%%

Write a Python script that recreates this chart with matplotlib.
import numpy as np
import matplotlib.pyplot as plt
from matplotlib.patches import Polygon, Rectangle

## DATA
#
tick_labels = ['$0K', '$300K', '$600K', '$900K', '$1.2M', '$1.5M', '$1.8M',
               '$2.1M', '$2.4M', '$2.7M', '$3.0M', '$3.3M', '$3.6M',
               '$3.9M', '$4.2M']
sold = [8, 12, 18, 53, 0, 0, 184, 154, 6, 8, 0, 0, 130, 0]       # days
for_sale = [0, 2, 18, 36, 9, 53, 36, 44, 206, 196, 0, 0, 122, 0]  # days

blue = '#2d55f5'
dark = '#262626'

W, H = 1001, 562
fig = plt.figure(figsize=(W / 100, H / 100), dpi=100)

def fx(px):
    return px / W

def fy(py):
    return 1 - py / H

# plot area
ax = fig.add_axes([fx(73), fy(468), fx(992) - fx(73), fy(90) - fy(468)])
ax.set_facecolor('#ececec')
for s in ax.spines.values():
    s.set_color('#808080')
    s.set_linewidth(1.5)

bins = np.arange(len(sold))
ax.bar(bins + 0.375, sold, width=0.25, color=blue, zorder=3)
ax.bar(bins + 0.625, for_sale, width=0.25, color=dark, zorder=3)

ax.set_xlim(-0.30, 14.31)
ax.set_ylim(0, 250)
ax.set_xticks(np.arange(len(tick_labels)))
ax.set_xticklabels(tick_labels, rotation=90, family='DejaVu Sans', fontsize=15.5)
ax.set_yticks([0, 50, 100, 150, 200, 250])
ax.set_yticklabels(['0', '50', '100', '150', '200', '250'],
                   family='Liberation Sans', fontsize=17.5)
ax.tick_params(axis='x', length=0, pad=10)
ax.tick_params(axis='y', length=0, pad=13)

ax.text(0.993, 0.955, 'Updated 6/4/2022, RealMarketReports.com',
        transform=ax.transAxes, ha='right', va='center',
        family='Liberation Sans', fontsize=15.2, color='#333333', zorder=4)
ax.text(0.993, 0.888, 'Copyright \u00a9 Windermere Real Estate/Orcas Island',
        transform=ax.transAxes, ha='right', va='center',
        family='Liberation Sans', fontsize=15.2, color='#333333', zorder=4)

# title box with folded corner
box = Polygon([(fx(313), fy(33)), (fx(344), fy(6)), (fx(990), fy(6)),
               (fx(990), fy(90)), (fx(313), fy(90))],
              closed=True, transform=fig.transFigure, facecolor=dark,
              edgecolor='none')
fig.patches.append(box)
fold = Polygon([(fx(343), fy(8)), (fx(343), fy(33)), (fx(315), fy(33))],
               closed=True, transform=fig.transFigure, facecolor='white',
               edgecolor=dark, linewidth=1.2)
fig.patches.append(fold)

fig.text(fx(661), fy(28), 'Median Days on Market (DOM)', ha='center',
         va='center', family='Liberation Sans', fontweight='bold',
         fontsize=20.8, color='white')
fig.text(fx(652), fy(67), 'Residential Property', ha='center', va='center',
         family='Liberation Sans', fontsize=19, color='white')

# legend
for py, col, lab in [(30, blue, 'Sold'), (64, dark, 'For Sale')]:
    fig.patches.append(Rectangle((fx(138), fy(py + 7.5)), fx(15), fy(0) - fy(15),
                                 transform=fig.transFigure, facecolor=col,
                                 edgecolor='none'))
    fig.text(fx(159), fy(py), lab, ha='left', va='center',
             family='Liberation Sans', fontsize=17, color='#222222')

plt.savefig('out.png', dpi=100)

%%

Repeat every line of the material exactly as given.

Write a Python script that recreates this chart with matplotlib.
import numpy as np
import matplotlib.pyplot as plt
from matplotlib.patches import Polygon, Rectangle

## DATA
#
tick_labels = ['$0K', '$300K', '$600K', '$900K', '$1.2M', '$1.5M', '$1.8M',
               '$2.1M', '$2.4M', '$2.7M', '$3.0M', '$3.3M', '$3.6M',
               '$3.9M', '$4.2M']
sold = [8, 12, 18, 53, 0, 0, 184, 154, 6, 8, 0, 0, 130, 0]       # days
for_sale = [0, 2, 18, 36, 9, 53, 36, 44, 206, 196, 0, 0, 122, 0]  # days

blue = '#2d55f5'
dark = '#262626'

W, H = 1001, 562
fig = plt.figure(figsize=(W / 100, H / 100), dpi=100)

def fx(px):
    return px / W

def fy(py):
    return 1 - py / H

# plot area
ax = fig.add_axes([fx(73), fy(468), fx(992) - fx(73), fy(90) - fy(468)])
ax.set_facecolor('#ececec')
for s in ax.spines.values():
    s.set_color('#808080')
    s.set_linewidth(1.5)

bins = np.arange(len(sold))
ax.bar(bins + 0.375, sold, width=0.25, color=blue, zorder=3)
ax.bar(bins + 0.625, for_sale, width=0.25, color=dark, zorder=3)

ax.set_xlim(-0.30, 14.31)
ax.set_ylim(0, 250)
ax.set_xticks(np.arange(len(tick_labels)))
ax.set_xticklabels(tick_labels, rotation=90, family='DejaVu Sans', fontsize=15.5)
ax.set_yticks([0, 50, 100, 150, 200, 250])
ax.set_yticklabels(['0', '50', '100', '150', '200', '250'],
                   family='Liberation Sans', fontsize=17.5)
ax.tick_params(axis='x', length=0, pad=10)
ax.tick_params(axis='y', length=0, pad=13)

ax.text(0.993, 0.955, 'Updated 6/4/2022, RealMarketReports.com',
        transform=ax.transAxes, ha='right', va='center',
        family='Liberation Sans', fontsize=15.2, color='#333333', zorder=4)
ax.text(0.993, 0.888, 'Copyright \u00a9 Windermere Real Estate/Orcas Island',
        transform=ax.transAxes, ha='right', va='center',
        family='Liberation Sans', fontsize=15.2, color='#333333', zorder=4)

# title box with folded corner
box = Polygon([(fx(313), fy(33)), (fx(344), fy(6)), (fx(990), fy(6)),
               (fx(990), fy(90)), (fx(313), fy(90))],
              closed=True, transform=fig.transFigure, facecolor=dark,
              edgecolor='none')
fig.patches.append(box)
fold = Polygon([(fx(343), fy(8)), (fx(343), fy(33)), (fx(315), fy(33))],
               closed=True, transform=fig.transFigure, facecolor='white',
               edgecolor=dark, linewidth=1.2)
fig.patches.append(fold)

fig.text(fx(661), fy(28), 'Median Days on Market (DOM)', ha='center',
         va='center', family='Liberation Sans', fontweight='bold',
         fontsize=20.8, color='white')
fig.text(fx(652), fy(67), 'Residential Property', ha='center', va='center',
         family='Liberation Sans', fontsize=19, color='white')

# legend
for py, col, lab in [(30, blue, 'Sold'), (64, dark, 'For Sale')]:
    fig.patches.append(Rectangle((fx(138), fy(py + 7.5)), fx(15), fy(0) - fy(15),
                                 transform=fig.transFigure, facecolor=col,
                                 edgecolor='none'))
    fig.text(fx(159), fy(py), lab, ha='left', va='center',
             family='Liberation Sans', fontsize=17, color='#222222')

plt.savefig('out.png', dpi=100)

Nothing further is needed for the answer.